> **Exercise**: A single run of lines is to be printed exactly: starting at the line with "Emit a web page" and ending at the line with "const pontaGrossaMedia = [5785, 5852];", both included. Leave the pictures out.

> **Data records**:
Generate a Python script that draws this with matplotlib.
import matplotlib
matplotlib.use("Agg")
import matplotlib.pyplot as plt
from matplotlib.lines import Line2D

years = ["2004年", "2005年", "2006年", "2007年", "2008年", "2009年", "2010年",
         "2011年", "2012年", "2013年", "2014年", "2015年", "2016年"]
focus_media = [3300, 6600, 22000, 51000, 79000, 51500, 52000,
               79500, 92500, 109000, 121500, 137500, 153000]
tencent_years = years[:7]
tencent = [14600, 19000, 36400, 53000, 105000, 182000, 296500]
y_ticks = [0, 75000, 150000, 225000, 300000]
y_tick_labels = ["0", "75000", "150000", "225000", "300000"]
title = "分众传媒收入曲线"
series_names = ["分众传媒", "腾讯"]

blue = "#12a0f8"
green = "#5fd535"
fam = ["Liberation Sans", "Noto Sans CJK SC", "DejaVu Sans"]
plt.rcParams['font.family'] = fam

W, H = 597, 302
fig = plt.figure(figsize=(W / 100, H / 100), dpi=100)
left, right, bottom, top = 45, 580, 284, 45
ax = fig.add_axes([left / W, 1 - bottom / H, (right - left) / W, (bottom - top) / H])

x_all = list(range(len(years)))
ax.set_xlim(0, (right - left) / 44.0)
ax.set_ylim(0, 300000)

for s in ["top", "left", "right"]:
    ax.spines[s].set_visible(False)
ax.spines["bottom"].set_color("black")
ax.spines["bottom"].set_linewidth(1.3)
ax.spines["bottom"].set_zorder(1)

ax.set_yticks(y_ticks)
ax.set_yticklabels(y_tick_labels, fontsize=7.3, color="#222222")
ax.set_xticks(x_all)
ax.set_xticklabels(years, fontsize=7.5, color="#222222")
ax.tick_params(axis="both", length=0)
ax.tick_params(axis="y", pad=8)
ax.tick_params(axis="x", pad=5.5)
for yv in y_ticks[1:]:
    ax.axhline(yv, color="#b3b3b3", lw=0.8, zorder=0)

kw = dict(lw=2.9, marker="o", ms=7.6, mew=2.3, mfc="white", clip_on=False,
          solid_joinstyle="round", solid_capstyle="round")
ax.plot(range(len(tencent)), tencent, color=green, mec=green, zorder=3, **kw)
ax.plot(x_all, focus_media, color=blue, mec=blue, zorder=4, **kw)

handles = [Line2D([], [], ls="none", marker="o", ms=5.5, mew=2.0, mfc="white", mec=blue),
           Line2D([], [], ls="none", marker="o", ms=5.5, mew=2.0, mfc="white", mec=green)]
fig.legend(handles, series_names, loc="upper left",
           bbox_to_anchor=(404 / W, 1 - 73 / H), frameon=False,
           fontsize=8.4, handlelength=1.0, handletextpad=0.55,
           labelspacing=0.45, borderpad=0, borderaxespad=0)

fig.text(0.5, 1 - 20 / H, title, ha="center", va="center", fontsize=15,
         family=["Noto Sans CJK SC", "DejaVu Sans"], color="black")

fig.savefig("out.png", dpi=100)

==

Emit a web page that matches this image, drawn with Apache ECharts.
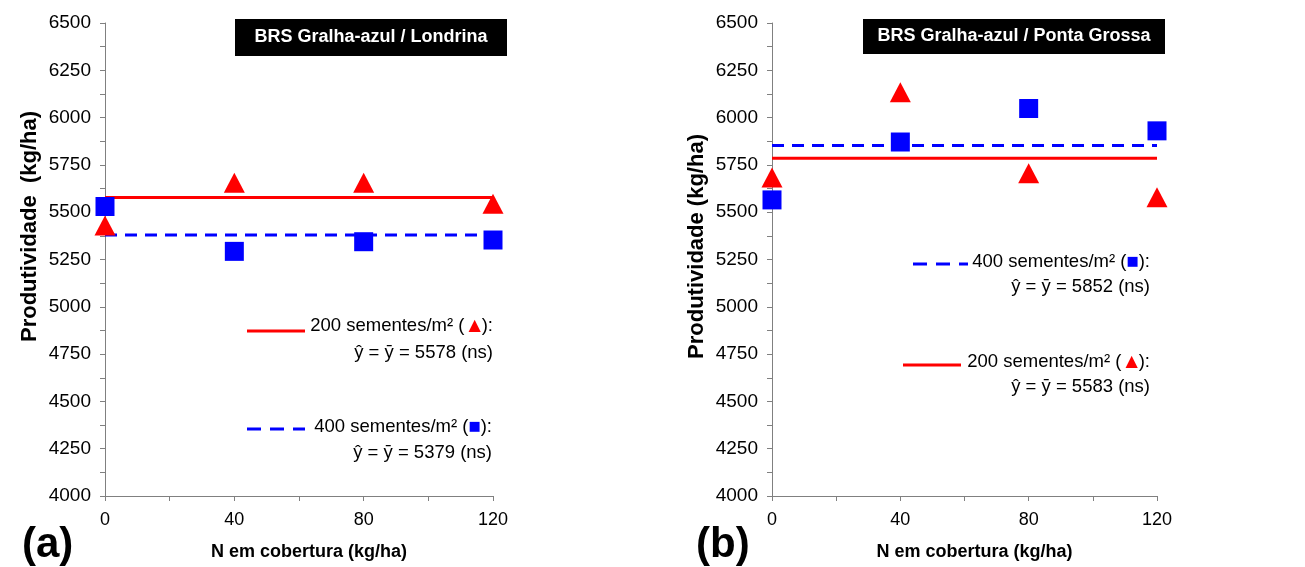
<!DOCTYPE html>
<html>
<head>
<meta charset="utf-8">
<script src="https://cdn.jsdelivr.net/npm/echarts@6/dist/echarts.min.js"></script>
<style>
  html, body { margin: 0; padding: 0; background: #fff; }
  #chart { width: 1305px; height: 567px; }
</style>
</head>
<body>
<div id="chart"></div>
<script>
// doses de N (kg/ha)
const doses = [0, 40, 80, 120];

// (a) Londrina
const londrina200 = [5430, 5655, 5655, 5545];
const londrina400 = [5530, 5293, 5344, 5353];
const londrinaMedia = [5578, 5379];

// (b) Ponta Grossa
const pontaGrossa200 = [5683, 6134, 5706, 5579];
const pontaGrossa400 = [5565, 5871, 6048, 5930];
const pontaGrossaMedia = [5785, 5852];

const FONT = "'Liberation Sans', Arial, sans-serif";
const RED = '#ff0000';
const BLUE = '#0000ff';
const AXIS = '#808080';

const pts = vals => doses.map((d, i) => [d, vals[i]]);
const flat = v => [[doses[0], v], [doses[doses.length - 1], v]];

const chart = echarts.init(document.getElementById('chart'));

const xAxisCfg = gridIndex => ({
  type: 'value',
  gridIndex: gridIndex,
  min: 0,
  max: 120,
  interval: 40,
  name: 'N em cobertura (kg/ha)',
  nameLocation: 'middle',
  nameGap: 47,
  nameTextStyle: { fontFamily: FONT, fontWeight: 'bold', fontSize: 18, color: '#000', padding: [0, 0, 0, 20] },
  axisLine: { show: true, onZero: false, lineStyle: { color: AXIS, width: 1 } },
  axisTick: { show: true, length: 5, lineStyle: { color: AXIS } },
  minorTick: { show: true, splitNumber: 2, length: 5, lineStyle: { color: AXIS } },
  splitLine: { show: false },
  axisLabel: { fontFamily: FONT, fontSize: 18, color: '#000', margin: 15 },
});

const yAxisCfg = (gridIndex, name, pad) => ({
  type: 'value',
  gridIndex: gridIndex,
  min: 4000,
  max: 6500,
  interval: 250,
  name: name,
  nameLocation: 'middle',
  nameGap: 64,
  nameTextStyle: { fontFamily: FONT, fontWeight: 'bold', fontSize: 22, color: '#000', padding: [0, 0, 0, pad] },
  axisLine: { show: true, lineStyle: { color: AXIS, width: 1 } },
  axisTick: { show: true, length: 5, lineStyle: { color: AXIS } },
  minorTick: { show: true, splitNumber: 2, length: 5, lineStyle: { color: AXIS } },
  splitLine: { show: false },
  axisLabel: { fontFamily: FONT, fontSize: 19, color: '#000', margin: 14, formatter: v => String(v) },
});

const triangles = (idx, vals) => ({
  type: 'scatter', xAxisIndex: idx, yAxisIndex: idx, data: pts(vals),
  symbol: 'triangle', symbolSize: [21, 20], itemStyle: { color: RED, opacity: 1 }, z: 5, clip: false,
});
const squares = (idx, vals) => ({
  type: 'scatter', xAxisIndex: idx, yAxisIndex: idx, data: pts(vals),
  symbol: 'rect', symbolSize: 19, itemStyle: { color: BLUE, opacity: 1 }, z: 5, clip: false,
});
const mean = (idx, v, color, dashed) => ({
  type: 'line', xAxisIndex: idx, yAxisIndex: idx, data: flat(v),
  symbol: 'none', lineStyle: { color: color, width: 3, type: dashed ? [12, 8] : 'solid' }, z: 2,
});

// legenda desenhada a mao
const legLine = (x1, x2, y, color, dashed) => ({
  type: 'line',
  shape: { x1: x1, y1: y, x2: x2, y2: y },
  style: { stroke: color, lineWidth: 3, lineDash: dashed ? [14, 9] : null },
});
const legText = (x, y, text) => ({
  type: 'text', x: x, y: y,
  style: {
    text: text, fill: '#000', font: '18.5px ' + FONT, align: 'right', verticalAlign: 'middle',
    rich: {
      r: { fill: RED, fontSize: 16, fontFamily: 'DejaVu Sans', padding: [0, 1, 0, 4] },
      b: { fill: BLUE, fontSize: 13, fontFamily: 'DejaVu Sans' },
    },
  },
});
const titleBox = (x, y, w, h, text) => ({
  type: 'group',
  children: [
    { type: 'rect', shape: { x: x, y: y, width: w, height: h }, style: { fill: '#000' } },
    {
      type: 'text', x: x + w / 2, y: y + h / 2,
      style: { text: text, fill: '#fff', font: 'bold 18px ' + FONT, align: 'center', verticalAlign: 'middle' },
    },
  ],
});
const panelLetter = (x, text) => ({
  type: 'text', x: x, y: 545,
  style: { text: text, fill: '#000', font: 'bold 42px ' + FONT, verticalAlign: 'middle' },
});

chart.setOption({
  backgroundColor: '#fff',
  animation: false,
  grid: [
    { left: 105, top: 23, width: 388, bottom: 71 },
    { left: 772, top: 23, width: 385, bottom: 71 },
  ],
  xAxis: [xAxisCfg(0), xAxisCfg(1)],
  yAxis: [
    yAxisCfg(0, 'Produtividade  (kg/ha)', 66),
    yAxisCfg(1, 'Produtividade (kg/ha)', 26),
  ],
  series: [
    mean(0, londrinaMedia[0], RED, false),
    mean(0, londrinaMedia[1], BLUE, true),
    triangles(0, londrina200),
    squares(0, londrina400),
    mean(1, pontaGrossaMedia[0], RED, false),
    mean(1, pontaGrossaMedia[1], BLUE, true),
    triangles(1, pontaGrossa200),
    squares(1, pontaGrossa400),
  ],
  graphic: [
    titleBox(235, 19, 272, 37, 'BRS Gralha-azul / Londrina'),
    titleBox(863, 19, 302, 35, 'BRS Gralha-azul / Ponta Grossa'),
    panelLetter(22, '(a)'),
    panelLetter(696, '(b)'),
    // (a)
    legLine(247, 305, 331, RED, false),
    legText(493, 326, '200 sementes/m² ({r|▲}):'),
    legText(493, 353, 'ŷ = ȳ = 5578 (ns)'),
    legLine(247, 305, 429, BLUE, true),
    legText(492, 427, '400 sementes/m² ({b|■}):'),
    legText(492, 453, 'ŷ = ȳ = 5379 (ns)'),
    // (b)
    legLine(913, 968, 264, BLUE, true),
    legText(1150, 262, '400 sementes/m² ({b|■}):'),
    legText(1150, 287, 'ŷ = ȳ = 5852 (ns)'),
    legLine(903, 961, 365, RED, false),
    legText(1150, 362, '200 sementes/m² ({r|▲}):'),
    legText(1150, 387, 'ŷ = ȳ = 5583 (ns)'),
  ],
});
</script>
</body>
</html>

> **Solution to this exercise**:
Emit a web page that matches this image, drawn with Apache ECharts.
<!DOCTYPE html>
<html>
<head>
<meta charset="utf-8">
<script src="https://cdn.jsdelivr.net/npm/echarts@6/dist/echarts.min.js"></script>
<style>
  html, body { margin: 0; padding: 0; background: #fff; }
  #chart { width: 1305px; height: 567px; }
</style>
</head>
<body>
<div id="chart"></div>
<script>
// doses de N (kg/ha)
const doses = [0, 40, 80, 120];

// (a) Londrina
const londrina200 = [5430, 5655, 5655, 5545];
const londrina400 = [5530, 5293, 5344, 5353];
const londrinaMedia = [5578, 5379];

// (b) Ponta Grossa
const pontaGrossa200 = [5683, 6134, 5706, 5579];
const pontaGrossa400 = [5565, 5871, 6048, 5930];
const pontaGrossaMedia = [5785, 5852];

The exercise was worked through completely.